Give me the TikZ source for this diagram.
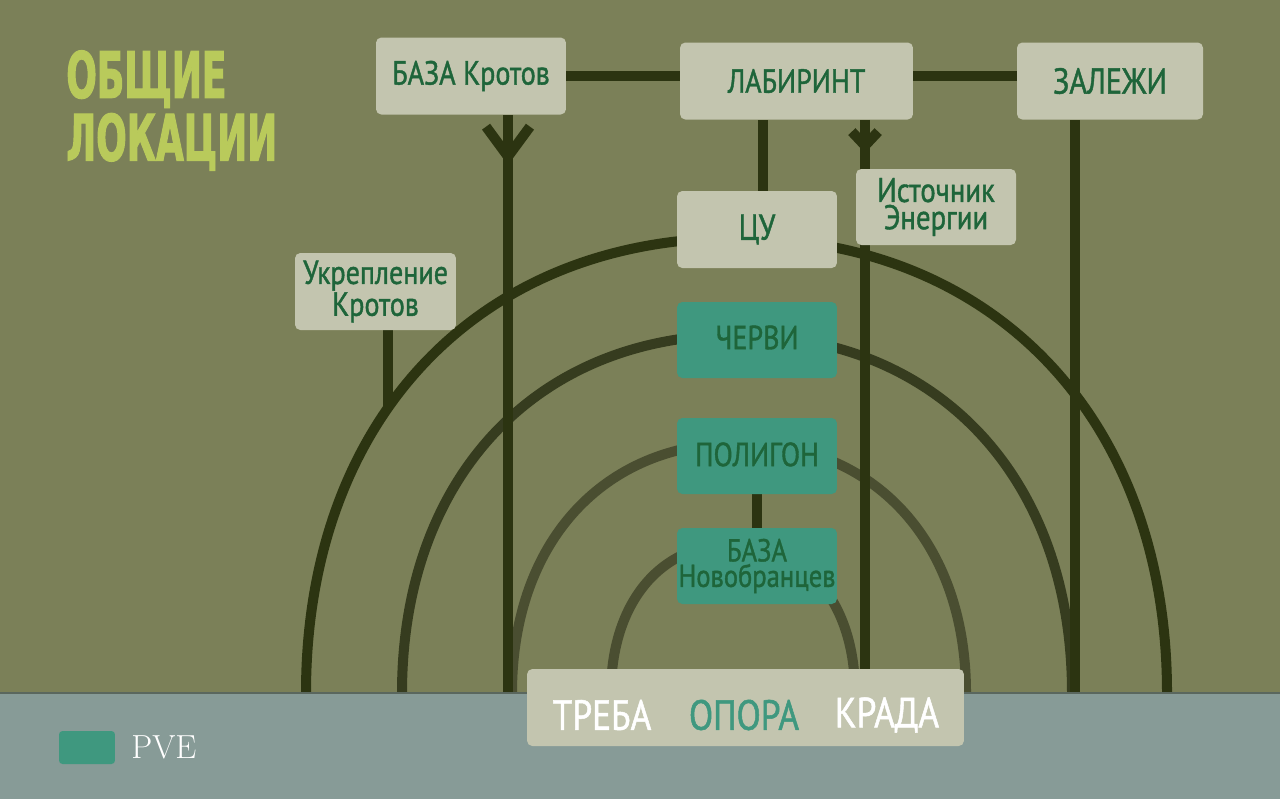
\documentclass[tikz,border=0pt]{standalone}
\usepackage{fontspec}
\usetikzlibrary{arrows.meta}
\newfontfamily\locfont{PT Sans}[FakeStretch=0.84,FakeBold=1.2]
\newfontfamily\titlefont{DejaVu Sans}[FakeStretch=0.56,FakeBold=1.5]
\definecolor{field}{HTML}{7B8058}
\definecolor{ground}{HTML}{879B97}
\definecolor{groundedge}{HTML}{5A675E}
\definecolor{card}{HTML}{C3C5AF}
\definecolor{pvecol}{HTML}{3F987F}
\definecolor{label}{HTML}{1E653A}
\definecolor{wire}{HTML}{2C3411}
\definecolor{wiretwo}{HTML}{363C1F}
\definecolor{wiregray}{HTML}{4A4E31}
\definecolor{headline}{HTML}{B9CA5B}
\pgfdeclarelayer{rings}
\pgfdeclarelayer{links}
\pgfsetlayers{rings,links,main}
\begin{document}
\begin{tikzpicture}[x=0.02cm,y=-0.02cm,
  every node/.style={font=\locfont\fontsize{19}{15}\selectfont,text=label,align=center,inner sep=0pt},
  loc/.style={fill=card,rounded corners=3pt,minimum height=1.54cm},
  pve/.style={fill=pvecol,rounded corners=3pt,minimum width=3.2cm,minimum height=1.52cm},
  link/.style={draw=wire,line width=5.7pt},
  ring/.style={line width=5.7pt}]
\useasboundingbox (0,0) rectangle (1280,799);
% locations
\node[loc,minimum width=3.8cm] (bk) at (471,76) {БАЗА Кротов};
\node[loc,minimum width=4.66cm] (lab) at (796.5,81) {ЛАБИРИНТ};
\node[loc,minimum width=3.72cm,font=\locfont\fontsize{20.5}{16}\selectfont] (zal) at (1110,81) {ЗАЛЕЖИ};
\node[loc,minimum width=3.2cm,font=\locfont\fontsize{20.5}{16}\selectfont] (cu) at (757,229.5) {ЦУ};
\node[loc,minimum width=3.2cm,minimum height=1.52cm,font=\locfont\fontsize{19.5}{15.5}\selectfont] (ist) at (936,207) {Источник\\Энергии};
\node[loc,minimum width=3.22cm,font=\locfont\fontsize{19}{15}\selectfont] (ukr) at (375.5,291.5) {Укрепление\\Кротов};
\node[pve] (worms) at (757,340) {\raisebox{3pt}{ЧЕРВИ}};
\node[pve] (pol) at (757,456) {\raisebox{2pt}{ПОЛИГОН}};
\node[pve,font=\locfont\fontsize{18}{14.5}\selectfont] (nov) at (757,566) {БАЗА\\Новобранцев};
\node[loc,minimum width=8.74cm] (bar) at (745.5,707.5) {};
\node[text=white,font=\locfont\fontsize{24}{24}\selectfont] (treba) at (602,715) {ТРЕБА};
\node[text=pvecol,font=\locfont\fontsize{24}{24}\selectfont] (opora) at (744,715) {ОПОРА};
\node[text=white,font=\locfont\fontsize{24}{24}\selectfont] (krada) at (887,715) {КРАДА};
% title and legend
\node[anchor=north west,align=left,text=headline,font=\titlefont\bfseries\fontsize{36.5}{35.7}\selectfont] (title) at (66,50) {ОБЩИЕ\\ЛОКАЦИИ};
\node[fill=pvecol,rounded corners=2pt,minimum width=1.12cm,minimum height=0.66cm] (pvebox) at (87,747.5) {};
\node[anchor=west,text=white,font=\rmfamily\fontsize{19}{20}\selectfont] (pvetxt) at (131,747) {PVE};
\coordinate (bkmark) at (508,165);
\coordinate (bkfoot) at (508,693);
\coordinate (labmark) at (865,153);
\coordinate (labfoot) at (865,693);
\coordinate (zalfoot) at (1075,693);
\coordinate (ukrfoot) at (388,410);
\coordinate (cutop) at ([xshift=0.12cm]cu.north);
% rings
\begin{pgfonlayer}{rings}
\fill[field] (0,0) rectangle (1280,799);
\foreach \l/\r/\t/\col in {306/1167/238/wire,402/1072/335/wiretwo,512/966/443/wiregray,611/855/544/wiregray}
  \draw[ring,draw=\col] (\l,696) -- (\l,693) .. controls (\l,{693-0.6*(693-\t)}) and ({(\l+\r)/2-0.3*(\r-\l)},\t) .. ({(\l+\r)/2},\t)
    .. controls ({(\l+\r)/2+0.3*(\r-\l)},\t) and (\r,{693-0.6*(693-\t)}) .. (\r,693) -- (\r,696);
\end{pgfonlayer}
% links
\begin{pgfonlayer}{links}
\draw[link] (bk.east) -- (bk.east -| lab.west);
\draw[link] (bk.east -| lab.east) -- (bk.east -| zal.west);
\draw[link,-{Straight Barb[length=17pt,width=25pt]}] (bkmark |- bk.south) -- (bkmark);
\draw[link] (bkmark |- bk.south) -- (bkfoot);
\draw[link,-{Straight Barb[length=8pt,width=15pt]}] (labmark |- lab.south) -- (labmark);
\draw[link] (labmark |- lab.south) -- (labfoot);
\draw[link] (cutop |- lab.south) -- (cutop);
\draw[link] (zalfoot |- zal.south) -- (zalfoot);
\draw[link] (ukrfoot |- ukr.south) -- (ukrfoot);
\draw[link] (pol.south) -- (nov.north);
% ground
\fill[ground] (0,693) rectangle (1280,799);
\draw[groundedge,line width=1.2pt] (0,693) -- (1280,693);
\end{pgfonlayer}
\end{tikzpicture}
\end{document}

--

- Short task -
Reproduce the whole listing exactly, but not the images in it.

- Response below -
Give me the TikZ source for this diagram.
\documentclass[tikz,border=0pt]{standalone}
\usepackage{fontspec}
\usetikzlibrary{arrows.meta}
\newfontfamily\locfont{PT Sans}[FakeStretch=0.84,FakeBold=1.2]
\newfontfamily\titlefont{DejaVu Sans}[FakeStretch=0.56,FakeBold=1.5]
\definecolor{field}{HTML}{7B8058}
\definecolor{ground}{HTML}{879B97}
\definecolor{groundedge}{HTML}{5A675E}
\definecolor{card}{HTML}{C3C5AF}
\definecolor{pvecol}{HTML}{3F987F}
\definecolor{label}{HTML}{1E653A}
\definecolor{wire}{HTML}{2C3411}
\definecolor{wiretwo}{HTML}{363C1F}
\definecolor{wiregray}{HTML}{4A4E31}
\definecolor{headline}{HTML}{B9CA5B}
\pgfdeclarelayer{rings}
\pgfdeclarelayer{links}
\pgfsetlayers{rings,links,main}
\begin{document}
\begin{tikzpicture}[x=0.02cm,y=-0.02cm,
  every node/.style={font=\locfont\fontsize{19}{15}\selectfont,text=label,align=center,inner sep=0pt},
  loc/.style={fill=card,rounded corners=3pt,minimum height=1.54cm},
  pve/.style={fill=pvecol,rounded corners=3pt,minimum width=3.2cm,minimum height=1.52cm},
  link/.style={draw=wire,line width=5.7pt},
  ring/.style={line width=5.7pt}]
\useasboundingbox (0,0) rectangle (1280,799);
% locations
\node[loc,minimum width=3.8cm] (bk) at (471,76) {БАЗА Кротов};
\node[loc,minimum width=4.66cm] (lab) at (796.5,81) {ЛАБИРИНТ};
\node[loc,minimum width=3.72cm,font=\locfont\fontsize{20.5}{16}\selectfont] (zal) at (1110,81) {ЗАЛЕЖИ};
\node[loc,minimum width=3.2cm,font=\locfont\fontsize{20.5}{16}\selectfont] (cu) at (757,229.5) {ЦУ};
\node[loc,minimum width=3.2cm,minimum height=1.52cm,font=\locfont\fontsize{19.5}{15.5}\selectfont] (ist) at (936,207) {Источник\\Энергии};
\node[loc,minimum width=3.22cm,font=\locfont\fontsize{19}{15}\selectfont] (ukr) at (375.5,291.5) {Укрепление\\Кротов};
\node[pve] (worms) at (757,340) {\raisebox{3pt}{ЧЕРВИ}};
\node[pve] (pol) at (757,456) {\raisebox{2pt}{ПОЛИГОН}};
\node[pve,font=\locfont\fontsize{18}{14.5}\selectfont] (nov) at (757,566) {БАЗА\\Новобранцев};
\node[loc,minimum width=8.74cm] (bar) at (745.5,707.5) {};
\node[text=white,font=\locfont\fontsize{24}{24}\selectfont] (treba) at (602,715) {ТРЕБА};
\node[text=pvecol,font=\locfont\fontsize{24}{24}\selectfont] (opora) at (744,715) {ОПОРА};
\node[text=white,font=\locfont\fontsize{24}{24}\selectfont] (krada) at (887,715) {КРАДА};
% title and legend
\node[anchor=north west,align=left,text=headline,font=\titlefont\bfseries\fontsize{36.5}{35.7}\selectfont] (title) at (66,50) {ОБЩИЕ\\ЛОКАЦИИ};
\node[fill=pvecol,rounded corners=2pt,minimum width=1.12cm,minimum height=0.66cm] (pvebox) at (87,747.5) {};
\node[anchor=west,text=white,font=\rmfamily\fontsize{19}{20}\selectfont] (pvetxt) at (131,747) {PVE};
\coordinate (bkmark) at (508,165);
\coordinate (bkfoot) at (508,693);
\coordinate (labmark) at (865,153);
\coordinate (labfoot) at (865,693);
\coordinate (zalfoot) at (1075,693);
\coordinate (ukrfoot) at (388,410);
\coordinate (cutop) at ([xshift=0.12cm]cu.north);
% rings
\begin{pgfonlayer}{rings}
\fill[field] (0,0) rectangle (1280,799);
\foreach \l/\r/\t/\col in {306/1167/238/wire,402/1072/335/wiretwo,512/966/443/wiregray,611/855/544/wiregray}
  \draw[ring,draw=\col] (\l,696) -- (\l,693) .. controls (\l,{693-0.6*(693-\t)}) and ({(\l+\r)/2-0.3*(\r-\l)},\t) .. ({(\l+\r)/2},\t)
    .. controls ({(\l+\r)/2+0.3*(\r-\l)},\t) and (\r,{693-0.6*(693-\t)}) .. (\r,693) -- (\r,696);
\end{pgfonlayer}
% links
\begin{pgfonlayer}{links}
\draw[link] (bk.east) -- (bk.east -| lab.west);
\draw[link] (bk.east -| lab.east) -- (bk.east -| zal.west);
\draw[link,-{Straight Barb[length=17pt,width=25pt]}] (bkmark |- bk.south) -- (bkmark);
\draw[link] (bkmark |- bk.south) -- (bkfoot);
\draw[link,-{Straight Barb[length=8pt,width=15pt]}] (labmark |- lab.south) -- (labmark);
\draw[link] (labmark |- lab.south) -- (labfoot);
\draw[link] (cutop |- lab.south) -- (cutop);
\draw[link] (zalfoot |- zal.south) -- (zalfoot);
\draw[link] (ukrfoot |- ukr.south) -- (ukrfoot);
\draw[link] (pol.south) -- (nov.north);
% ground
\fill[ground] (0,693) rectangle (1280,799);
\draw[groundedge,line width=1.2pt] (0,693) -- (1280,693);
\end{pgfonlayer}
\end{tikzpicture}
\end{document}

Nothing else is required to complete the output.